Climate change appears to be contributing to the observed increase in intensity and frequency of at least some forms of extreme weather events, including hurricanes according to the National Academy of Sciences. The dolphins of the Bahamas dodged Ian, but it’s likely they will face more storms in the years to come.
In a recent study in Mammalian Biology, marine mammal scientists explored whether hurricanes may have influenced the apparent survival rates of calves, juveniles or adults in the South Abaco bottlenose dolphin population, and which features of hurricanes (frequency, intensity, proximity) may best explain any effect.
The results are alarming. They found evidence that survival was indeed linked to hurricane activity, leading to increased morality and/or emigration. For example, estimated survival declined by 9% in adults, 5% in juveniles and 36% in calves (0.970 in 1997, to 0.606 in 2013).
According to the authors, “simulations of an assumed isolated South Abaco population showed that declines would lead to extinction within decades, even under the most optimistic scenario.” However, they note that future work should figure out in the South Abaco population is a source or sink for the entire Little Bahama Bank dolphin community.

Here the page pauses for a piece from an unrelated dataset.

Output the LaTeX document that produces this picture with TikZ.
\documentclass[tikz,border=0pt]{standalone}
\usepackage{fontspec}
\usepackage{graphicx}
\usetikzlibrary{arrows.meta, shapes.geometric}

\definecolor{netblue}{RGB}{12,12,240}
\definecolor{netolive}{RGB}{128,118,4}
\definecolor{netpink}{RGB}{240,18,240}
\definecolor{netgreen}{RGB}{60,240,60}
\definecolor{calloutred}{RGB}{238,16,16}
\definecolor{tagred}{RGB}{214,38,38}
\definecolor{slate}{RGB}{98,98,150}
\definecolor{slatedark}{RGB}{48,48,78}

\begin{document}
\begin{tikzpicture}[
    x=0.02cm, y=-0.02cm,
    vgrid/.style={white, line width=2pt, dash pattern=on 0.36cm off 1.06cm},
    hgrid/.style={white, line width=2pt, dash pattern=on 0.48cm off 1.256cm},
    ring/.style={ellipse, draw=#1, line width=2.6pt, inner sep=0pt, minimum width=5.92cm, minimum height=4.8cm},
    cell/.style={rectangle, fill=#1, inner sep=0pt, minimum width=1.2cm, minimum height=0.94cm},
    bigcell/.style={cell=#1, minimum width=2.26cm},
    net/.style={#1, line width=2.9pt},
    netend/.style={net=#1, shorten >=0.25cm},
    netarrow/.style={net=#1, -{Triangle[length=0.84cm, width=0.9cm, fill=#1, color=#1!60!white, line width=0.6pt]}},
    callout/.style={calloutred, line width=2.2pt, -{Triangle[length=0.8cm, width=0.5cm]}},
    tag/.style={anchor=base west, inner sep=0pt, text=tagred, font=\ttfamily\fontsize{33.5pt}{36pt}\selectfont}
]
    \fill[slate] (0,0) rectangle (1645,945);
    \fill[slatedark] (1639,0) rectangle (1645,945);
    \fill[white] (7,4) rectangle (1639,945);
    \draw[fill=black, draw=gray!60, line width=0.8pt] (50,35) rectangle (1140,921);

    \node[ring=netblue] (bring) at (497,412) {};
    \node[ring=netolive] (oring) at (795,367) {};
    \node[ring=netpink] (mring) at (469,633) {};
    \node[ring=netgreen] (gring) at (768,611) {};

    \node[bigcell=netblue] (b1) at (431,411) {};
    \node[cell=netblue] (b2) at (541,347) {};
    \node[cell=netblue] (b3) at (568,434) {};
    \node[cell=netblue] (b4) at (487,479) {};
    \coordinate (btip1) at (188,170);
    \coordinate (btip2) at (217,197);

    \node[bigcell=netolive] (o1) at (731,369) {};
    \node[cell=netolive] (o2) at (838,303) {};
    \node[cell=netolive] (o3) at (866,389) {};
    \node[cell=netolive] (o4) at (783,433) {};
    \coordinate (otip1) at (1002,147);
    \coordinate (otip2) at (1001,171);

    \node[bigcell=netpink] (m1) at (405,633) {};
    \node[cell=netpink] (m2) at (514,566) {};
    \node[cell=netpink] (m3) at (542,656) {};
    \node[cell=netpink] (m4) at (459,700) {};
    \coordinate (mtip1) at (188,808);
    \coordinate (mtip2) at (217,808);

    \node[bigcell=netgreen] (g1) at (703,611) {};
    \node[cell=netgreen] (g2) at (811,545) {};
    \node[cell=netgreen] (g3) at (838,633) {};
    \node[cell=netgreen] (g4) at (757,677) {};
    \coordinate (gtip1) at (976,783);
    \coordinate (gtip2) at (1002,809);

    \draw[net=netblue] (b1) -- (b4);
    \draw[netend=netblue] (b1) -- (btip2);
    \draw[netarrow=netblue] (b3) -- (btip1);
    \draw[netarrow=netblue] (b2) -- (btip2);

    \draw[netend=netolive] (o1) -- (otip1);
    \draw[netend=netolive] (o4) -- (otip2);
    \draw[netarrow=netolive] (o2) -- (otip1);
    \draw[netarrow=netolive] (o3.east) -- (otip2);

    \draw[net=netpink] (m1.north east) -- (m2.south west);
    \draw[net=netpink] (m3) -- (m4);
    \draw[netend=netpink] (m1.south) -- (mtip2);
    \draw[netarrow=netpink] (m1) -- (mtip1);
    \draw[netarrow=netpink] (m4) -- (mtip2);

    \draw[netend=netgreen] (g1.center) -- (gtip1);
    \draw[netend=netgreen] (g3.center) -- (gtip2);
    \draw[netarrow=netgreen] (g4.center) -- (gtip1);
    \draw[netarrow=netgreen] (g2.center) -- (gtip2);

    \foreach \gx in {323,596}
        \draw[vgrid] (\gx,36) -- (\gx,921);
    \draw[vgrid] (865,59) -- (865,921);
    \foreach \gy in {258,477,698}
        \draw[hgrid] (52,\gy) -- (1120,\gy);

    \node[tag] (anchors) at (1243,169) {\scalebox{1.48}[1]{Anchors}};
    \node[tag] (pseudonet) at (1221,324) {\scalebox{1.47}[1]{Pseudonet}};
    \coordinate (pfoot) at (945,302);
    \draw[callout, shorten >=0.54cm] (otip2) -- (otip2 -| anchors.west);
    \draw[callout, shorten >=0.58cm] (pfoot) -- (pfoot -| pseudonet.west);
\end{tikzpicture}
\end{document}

Estimated annual birth rate was 0.278 (95% CI: 0.241–0.337). We found strong support for a decline in apparent survival for all age-classes. Estimated survival declined by 9% in adults (0.941 in 1998, to 0.855 in 2013), 5% in juveniles (0.820 in 2000, to 0.767 in 2013) and 36% in calves (0.970 in 1997, to 0.606 in 2013). Evidence that survival was influenced by repeated hurricane activity leading to increased mortality and/or emigration was stronger for calves and juveniles than for adults. PVA simulations of an assumed isolated South Abaco population showed that declines would lead to extinction within decades, even under the most optimistic scenario.
Around the World
How dolphins fare after a catastrophic event is likely to vary considerably between locations and will depend on both the resilience of the population and of the ecosystem, as well as the severity of the event (Fazioli and Minzer, 2020).

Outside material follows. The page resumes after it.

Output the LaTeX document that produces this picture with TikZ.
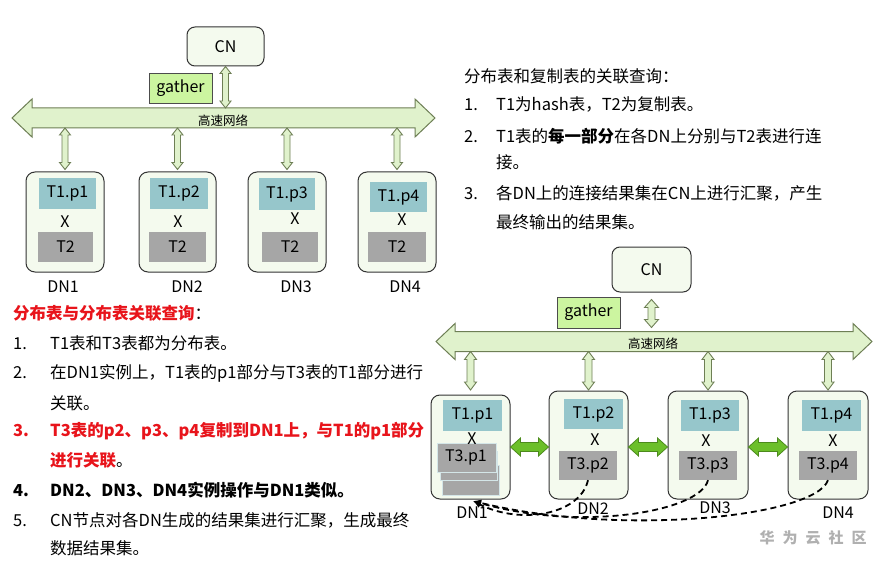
\documentclass[tikz,border=0pt]{standalone}
\usepackage{fontspec}
\setmainfont{Noto Sans CJK SC}
\usetikzlibrary{calc,arrows.meta}
\definecolor{boxfill}{HTML}{F4FAEE}
\definecolor{tealbox}{HTML}{96C6CB}
\definecolor{graybox}{HTML}{A6A6A6}
\definecolor{gatherfill}{HTML}{CCF5A0}
\definecolor{netfill}{HTML}{E0F2CC}
\definecolor{netdraw}{HTML}{6E7F55}
\definecolor{brightg}{HTML}{6CBF2A}
\definecolor{brightdraw}{HTML}{4C8A1C}
\definecolor{redtxt}{HTML}{E8141B}
\definecolor{wmgray}{HTML}{B0B0B0}
\definecolor{stackline}{HTML}{D4E6E8}
\newcommand\labfont{\fontsize{16}{16}\selectfont}
\newcommand\listfont{\fontsize{16.5}{20}\selectfont}
\newcommand\hdarrow[6]{\draw[#1] let \p1=#2, \p2=#3 in (\x1,\y1) -- (\x1+#6pt,\y1+#5pt) -- (\x1+#6pt,\y1+#4pt) -- (\x2-#6pt,\y1+#4pt) -- (\x2-#6pt,\y1+#5pt) -- (\x2,\y1) -- (\x2-#6pt,\y1-#5pt) -- (\x2-#6pt,\y1-#4pt) -- (\x1+#6pt,\y1-#4pt) -- (\x1+#6pt,\y1-#5pt) -- cycle;}
\newcommand\vdarrow[6]{\draw[#1] let \p1=#2, \p2=#3 in (\x1,\y1) -- (\x1+#5pt,\y1-#6pt) -- (\x1+#4pt,\y1-#6pt) -- (\x1+#4pt,\y2+#6pt) -- (\x1+#5pt,\y2+#6pt) -- (\x1,\y2) -- (\x1-#5pt,\y2+#6pt) -- (\x1-#4pt,\y2+#6pt) -- (\x1-#4pt,\y1-#6pt) -- (\x1-#5pt,\y1-#6pt) -- cycle;}
\begin{document}
\begin{tikzpicture}[x=1pt,y=-1pt,
  rbox/.style={draw=black!80, fill=boxfill, rounded corners=9pt, line width=1pt, inner sep=0pt, font=\labfont},
  tbox/.style={fill=tealbox, inner sep=0pt, font=\labfont},
  gbox/.style={fill=graybox, inner sep=0pt, font=\labfont},
  sbox/.style={fill=graybox, draw=stackline, line width=0.8pt, inner sep=0pt, font=\labfont},
  gath/.style={draw=black!70, fill=gatherfill, line width=0.8pt, inner sep=0pt, font=\labfont},
  netarr/.style={draw=netdraw, fill=netfill, line width=1pt, line join=miter},
  smarr/.style={draw=netdraw, fill=netfill, line width=0.9pt, line join=miter},
  grarr/.style={draw=brightdraw, fill=brightg, line width=0.8pt, line join=miter},
  dasharr/.style={line width=1.8pt, dash pattern=on 6pt off 4pt, -{Latex[length=8pt,width=7pt]}},
  netlab/.style={inner sep=0pt, font=\fontsize{12.5}{13}\selectfont},
  plain/.style={inner sep=0pt, font=\labfont},
  ltxt/.style={inner sep=0pt, anchor=base west, font=\listfont}
]
\useasboundingbox (0,0) rectangle (880,564);
\fill[white] (0,0) rectangle (880,564);

% ===== top-left diagram =====
\node[rbox, rounded corners=8pt, minimum width=77pt, minimum height=39pt] (cnA) at (225.5,46.5) {CN};
\node[gath, minimum width=63pt, minimum height=30pt] (gatherA) at (180.5,88) {gather};
\coordinate (netAL) at (12,118);
\coordinate (netAR) at (435,118);
\coordinate (netAtop) at (0,108);
\coordinate (netAbot) at (0,128);
\hdarrow{netarr}{(netAL)}{(netAR)}{10}{19}{20}
\node[netlab] (netlabA) at (223,121) {高速网络};

\node[rbox, minimum width=78pt, minimum height=100pt] (dnA1) at (65,222) {};
\node[rbox, minimum width=77pt, minimum height=100pt] (dnA2) at (177.5,222) {};
\node[rbox, minimum width=78pt, minimum height=100pt] (dnA3) at (287,222) {};
\node[rbox, minimum width=78pt, minimum height=100pt] (dnA4) at (397,222) {};

\vdarrow{smarr}{(cnA.south)}{(cnA.south |- netAtop)}{3}{5.5}{7}
\vdarrow{smarr}{(dnA1.north |- netAbot)}{($(dnA1.north)+(0,-2)$)}{3}{5.5}{7}
\vdarrow{smarr}{(dnA2.north |- netAbot)}{($(dnA2.north)+(0,-2)$)}{3}{5.5}{7}
\vdarrow{smarr}{(dnA3.north |- netAbot)}{($(dnA3.north)+(0,-2)$)}{3}{5.5}{7}
\vdarrow{smarr}{(dnA4.north |- netAbot)}{($(dnA4.north)+(0,-2)$)}{3}{5.5}{7}

\node[tbox, minimum width=57pt, minimum height=31pt] (tA1) at (67.5,193.5) {T1.p1};
\node[tbox, minimum width=58pt, minimum height=31pt] (tA2) at (179,193.5) {T1.p2};
\node[tbox, minimum width=56pt, minimum height=32pt] (tA3) at (287,194) {T1.p3};
\node[tbox, minimum width=57pt, minimum height=30pt] (tA4) at (398.5,197) {T1.p4};
\node[plain] (xA1) at (65,222) {X};
\node[plain] (xA2) at (178,222) {X};
\node[plain] (xA3) at (295,219) {X};
\node[plain] (xA4) at (402,220) {X};
\node[gbox, minimum width=55pt, minimum height=30pt] (gA1) at (65.5,247) {T2};
\node[gbox, minimum width=57pt, minimum height=30pt] (gA2) at (177.5,247) {T2};
\node[gbox, minimum width=56pt, minimum height=30pt] (gA3) at (290,247) {T2};
\node[gbox, minimum width=58pt, minimum height=30pt] (gA4) at (397,247) {T2};
\node[plain] (lA1) at (63,287) {DN1};
\node[plain] (lA2) at (187,287) {DN2};
\node[plain] (lA3) at (296,287) {DN3};
\node[plain] (lA4) at (405,287) {DN4};

% ===== top-right text =====
\node[ltxt] (trT) at (464,83) {分布表和复制表的关联查询：};
\node[ltxt] (trN1) at (464,111) {1.};
\node[ltxt] (trL1) at (496,111) {T1为hash表，T2为复制表。};
\node[ltxt] (trN2) at (464,143) {2.};
\node[ltxt] (trL2) at (496,143) {T1表的\textbf{每一部分}在各DN上分别与T2表进行连};
\node[ltxt] (trL2b) at (496,169) {接。};
\node[ltxt] (trN3) at (464,200) {3.};
\node[ltxt] (trL3) at (496,200) {各DN上的连接结果集在CN上进行汇聚，产生};
\node[ltxt] (trL3b) at (496,228) {最终输出的结果集。};

% ===== bottom-left text =====
\node[ltxt] (blT) at (13,319) {{\color{redtxt}\bfseries 分布表与分布表关联查询}：};
\node[ltxt] (blN1) at (13,349) {1.};
\node[ltxt] (blL1) at (50,349) {T1表和T3表都为分布表。};
\node[ltxt] (blN2) at (13,378) {2.};
\node[ltxt] (blL2) at (50,378) {在DN1实例上，T1表的p1部分与T3表的T1部分进行};
\node[ltxt] (blL2b) at (50,409) {关联。};
\node[ltxt, text=redtxt, font=\listfont\bfseries] (blN3) at (13,436) {3.};
\node[ltxt, text=redtxt, font=\listfont\bfseries] (blL3) at (50,436) {T3表的p2、p3、p4复制到DN1上，与T1的p1部分};
\node[ltxt] (blL3b) at (50,466) {{\color{redtxt}\bfseries 进行关联}。};
\node[ltxt, font=\listfont\bfseries] (blN4) at (13,496) {4.};
\node[ltxt, font=\listfont\bfseries] (blL4) at (50,496) {DN2、DN3、DN4实例操作与DN1类似。};
\node[ltxt] (blN5) at (13,526) {5.};
\node[ltxt] (blL5) at (50,526) {CN节点对各DN生成的结果集进行汇聚，生成最终};
\node[ltxt] (blL5b) at (50,554) {数据结果集。};

% ===== bottom-right diagram =====
\node[rbox, rounded corners=8pt, minimum width=79pt, minimum height=45pt] (cnB) at (651.5,269.5) {CN};
\node[gath, minimum width=63pt, minimum height=31pt] (gatherB) at (588.5,312.5) {gather};
\coordinate (netBL) at (436,341.5);
\coordinate (netBR) at (872,341.5);
\coordinate (netBtop) at (0,331.5);
\coordinate (netBbot) at (0,351.5);
\coordinate (dnBy) at (0,390);
\coordinate (gy) at (0,447);
\hdarrow{netarr}{(netBL)}{(netBR)}{10}{18}{19}
\node[netlab] (netlabB) at (653,344) {高速网络};

\node[rbox, minimum width=79pt, minimum height=104pt] (dnB1) at (470.5,447) {};
\node[rbox, minimum width=79pt, minimum height=108pt] (dnB2) at (588.5,445) {};
\node[rbox, minimum width=80pt, minimum height=108pt] (dnB3) at (708,445) {};
\node[rbox, minimum width=80pt, minimum height=108pt] (dnB4) at (828,445) {};

\vdarrow{smarr}{($(cnB.south)+(0,7)$)}{($(cnB.south |- netBtop)+(0,-4)$)}{3.5}{7}{8}
\vdarrow{smarr}{(dnB1.north |- netBbot)}{(dnB1.north |- dnBy)}{3.5}{6}{8}
\vdarrow{smarr}{(dnB2.north |- netBbot)}{(dnB2.north |- dnBy)}{3.5}{6}{8}
\vdarrow{smarr}{(dnB3.north |- netBbot)}{(dnB3.north |- dnBy)}{3.5}{6}{8}
\vdarrow{smarr}{(dnB4.north |- netBbot)}{(dnB4.north |- dnBy)}{3.5}{6}{8}

\hdarrow{grarr}{(dnB1.east |- gy)}{(dnB2.west |- gy)}{4.5}{9}{10}
\hdarrow{grarr}{(dnB2.east |- gy)}{(dnB3.west |- gy)}{4.5}{9}{10}
\hdarrow{grarr}{(dnB3.east |- gy)}{(dnB4.west |- gy)}{4.5}{9}{10}

\node[tbox, minimum width=59pt, minimum height=31pt] (tB1) at (472.5,415.5) {T1.p1};
\node[tbox, minimum width=59pt, minimum height=30pt] (tB2) at (593.5,414) {T1.p2};
\node[tbox, minimum width=58pt, minimum height=31pt] (tB3) at (710,415.5) {T1.p3};
\node[tbox, minimum width=59pt, minimum height=31pt] (tB4) at (831.5,415.5) {T1.p4};

\node[sbox, minimum width=57pt, minimum height=30pt] (sB3) at (470.5,480) {};
\node[sbox, minimum width=57pt, minimum height=29pt] (sB2) at (468.5,465.5) {};
\node[sbox, minimum width=59pt, minimum height=29pt] (gB1) at (466.5,457.5) {};
\node[plain] (gB1lab) at (466,457.5) {T3.p1};
\node[plain] (xB1) at (472,439) {X};
\node[plain] (xB2) at (595,440) {X};
\node[plain] (xB3) at (706,441) {X};
\node[plain] (xB4) at (833,441) {X};
\node[gbox, minimum width=58pt, minimum height=29pt] (gB2) at (588,465.5) {T3.p2};
\node[gbox, minimum width=58pt, minimum height=29pt] (gB3) at (708,465.5) {T3.p3};
\node[gbox, minimum width=58pt, minimum height=29pt] (gB4) at (828,465.5) {T3.p4};

\node[plain] (lB1) at (472,513) {DN1};
\node[plain] (lB2) at (593,509) {DN2};
\node[plain] (lB3) at (715,508) {DN3};
\node[plain] (lB4) at (838,513) {DN4};

\coordinate (tipB) at (473,501);
\draw[dasharr] (gB2.south) .. controls (580,515) and (520,525) .. (tipB);
\draw[dasharr] (gB3.south) .. controls (700,512) and (580,532) .. (tipB);
\draw[dasharr] (gB4.south) .. controls (815,517) and (620,537) .. (tipB);

\node[inner sep=0pt, text=wmgray, font=\fontsize{15}{15}\selectfont\bfseries] (wmark) at (813,538) {华\hspace{8pt}为\hspace{8pt}云\hspace{8pt}社\hspace{8pt}区};
\end{tikzpicture}
\end{document}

In Galveston Bay, a estuary in Texas with a resident population of bottlenose dolphins, Hurricane Harvey inundated the region with record-breaking rainfall in August 2017, altering the salinity of the bay. After this event, many of the dolphins shifted habitats from shallow open bay to deep channels where salinity increased with depth, according to a study in the journal Esutaries and Coasts. While most dolphins evacuated the upper portion of the bay, many remaining dolphins shifted habitats from shallow open bay to deep channels where salinity increased with depth.
In Mississippi Sound, post-Katrina, researchers observed short and long-term effects from the storm including higher calf mortality (that was compensated later by higher-reproductive rates), a slight increase in the number of juvenile stranding events, and changes in feeding behavior and locations (Fazioli and Minzer, 2020).
Yet, in the Charlotte Harbor estuary of Florida, Hurricane Charley had no lasting impact on dolphin population numbers, despite the 2 to 3-month decrease in dissolved oxygen and reduced fish within the estuary (Fazioli and Minzer, 2020).
“As more and more things are changing, and changing fast, the plasticity of a species will be critical in their survival. Luckily dolphins are good at this, so it bodes well for their future as a species,” said Elliser. “But at some point plasticity won’t be enough, and we need to make sure we don’t take things to a tipping point where we can’t come back.”